LE CONTE CABALISTIQUE DE KLINGSOHR
LA THÉORIE DU « MÆRCHEN »


Dans la légende du Tournoi poétique de la Wartburg c’était un personnage fort énigmatique que le magicien Klingsohr de Hongrie, poète et nécroman. Il avait été initié, d’après la légende, aux sciences occultes à Bagdad, à Constantinople, à Naples où Virgile lui-même lui était apparu, à Paris enfin, sous les auspices de l’illustre Merlin. Pendant trois ans il avait vécu près de Mahomet. Il possédait toute la science du Moyen-âge et il la proposait sous forme d’énigmes indéchiffrables à son rival et adversaire poétique, Wolfram d’Eschenbach.
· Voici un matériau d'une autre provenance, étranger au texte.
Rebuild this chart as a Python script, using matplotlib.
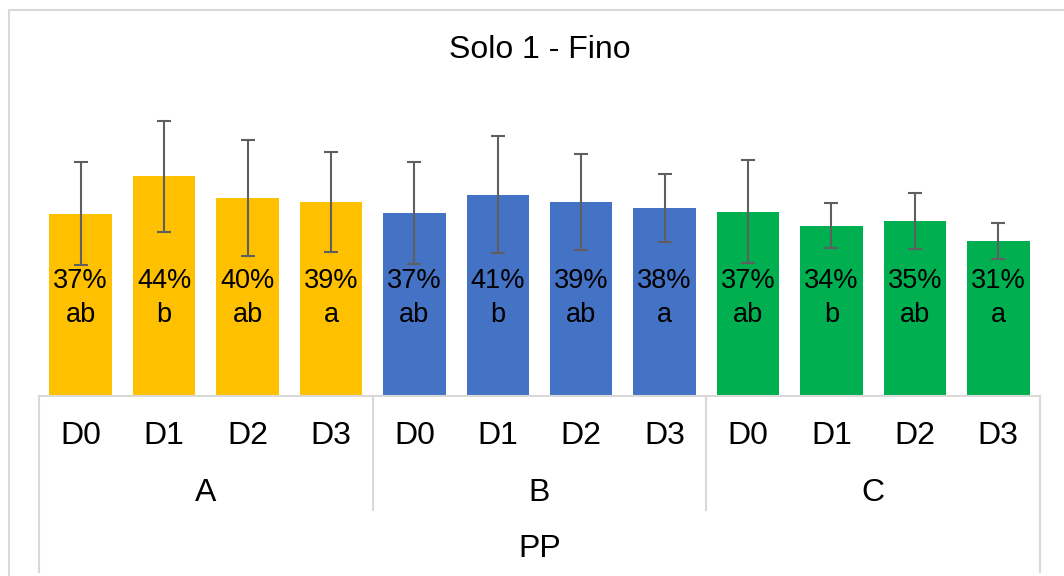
import matplotlib.pyplot as plt
from matplotlib.patches import Rectangle

plt.rcParams['font.family'] = ['Liberation Sans', 'DejaVu Sans']

doses = ["D0", "D1", "D2", "D3"]
groups = ["A", "B", "C"]
outer = "PP"
colors = ["#FFC000", "#4472C4", "#00B050"]

means = [0.368, 0.444, 0.400, 0.392,
         0.370, 0.407, 0.392, 0.380,
         0.372, 0.344, 0.353, 0.313]
errors = [0.104, 0.112, 0.118, 0.101,
          0.103, 0.119, 0.097, 0.069,
          0.104, 0.045, 0.057, 0.036]
letters = ["ab", "b", "ab", "a",
           "ab", "b", "ab", "a",
           "ab", "b", "ab", "a"]

W, H = 1064, 576
fig = plt.figure(figsize=(W / 100, H / 100), dpi=100)

# axes placed in pixels: baseline at y=396, x from 39 to 1040
ax_left, ax_right, ax_base, ax_top = 39, 1040, 396, 99
ax = fig.add_axes([ax_left / W, (H - ax_base) / H,
                   (ax_right - ax_left) / W, (ax_base - ax_top) / H])

n = len(means)
x = list(range(n))
bar_colors = [colors[i // len(doses)] for i in range(n)]

ax.bar(x, means, width=0.75, color=bar_colors, zorder=2)
ax.errorbar(x, means, yerr=errors, fmt="none", ecolor="#5f5f5f",
            elinewidth=1.5, capsize=5, capthick=1.5, zorder=3)

for xi, m, l in zip(x, means, letters):
    ax.text(xi, 0.198, f"{m:.0%}\n{l}", ha="center", va="center",
            fontsize=19.5, color="black", linespacing=1.4, zorder=4)

ax.set_xlim(-0.5, n - 0.5)
ax.set_ylim(0, 0.6)
ax.set_xticks([])
ax.set_yticks([])
for s in ["left", "right", "top"]:
    ax.spines[s].set_visible(False)
ax.spines["bottom"].set_color("#d9d9d9")
ax.spines["bottom"].set_linewidth(1.5)

# multi-level category axis
px = 1.0 / (ax_base - ax_top)
trans = ax.get_xaxis_transform()
line_kw = dict(color="#d9d9d9", lw=1.5, transform=trans, clip_on=False)

for i in range(n):
    ax.text(i, -(436 - ax_base) * px, doses[i % len(doses)], transform=trans,
            ha="center", va="center", fontsize=23)

for g, name in enumerate(groups):
    c = g * len(doses) + (len(doses) - 1) / 2
    ax.text(c, -(493 - ax_base) * px, name, transform=trans,
            ha="center", va="center", fontsize=23)

for g in range(1, len(groups)):
    xs = g * len(doses) - 0.5
    ax.plot([xs, xs], [0, -(510 - ax_base) * px], **line_kw)

ax.plot([-0.5, -0.5], [0, -(572 - ax_base) * px], **line_kw)
ax.plot([n - 0.5, n - 0.5], [0, -(572 - ax_base) * px], **line_kw)

ax.text((n - 1) / 2, -(549 - ax_base) * px, outer, transform=trans,
        ha="center", va="center", fontsize=23)

fig.text((ax_left + ax_right) / 2 / W, 1 - 50 / H, "Solo 1 - Fino",
         ha="center", va="center", fontsize=23)

# outer chart border
fig.patches.append(Rectangle((9 / W, -0.1), 1.2, 1 - 9.5 / H + 0.1,
                             transform=fig.transFigure, fill=False,
                             edgecolor="#d9d9d9", lw=1.5))

fig.savefig("out.png", dpi=100)
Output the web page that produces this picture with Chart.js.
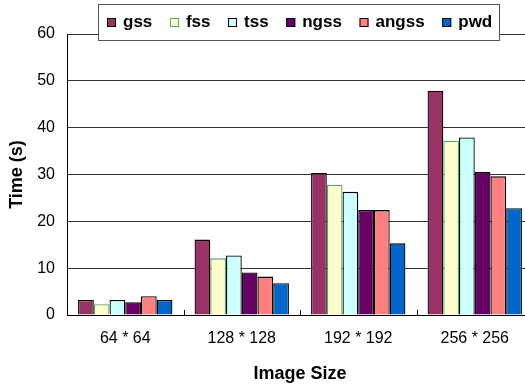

Les circonstances où, dans le roman Henri d’Ofterdingen, le Klingsohr de Novalis, au soir des fiançailles de la gracieuse Mathilde et du jeune poète Henri d’Ofterdingen, raconte son « Mærchen », sont assurément moins merveilleuses et moins dramatiques. Le personnage non plus, — où on reconnaît les traits nobles et souriants de l’olympien Gœthe, — n’a rien de la farouche grandeur de son homonyme médiéval. Cependant l’énigme qu’il propose aux hôtes rassemblés en si joyeuse aventure, ne laisse d’être à première vue fort obscure et, si on en juge par une première lecture, dut paraître médiocrement récréative. Essayons modestement de sou-

  1. N. S. II, 1, p. 265, II, 2, pp. 525 et 495.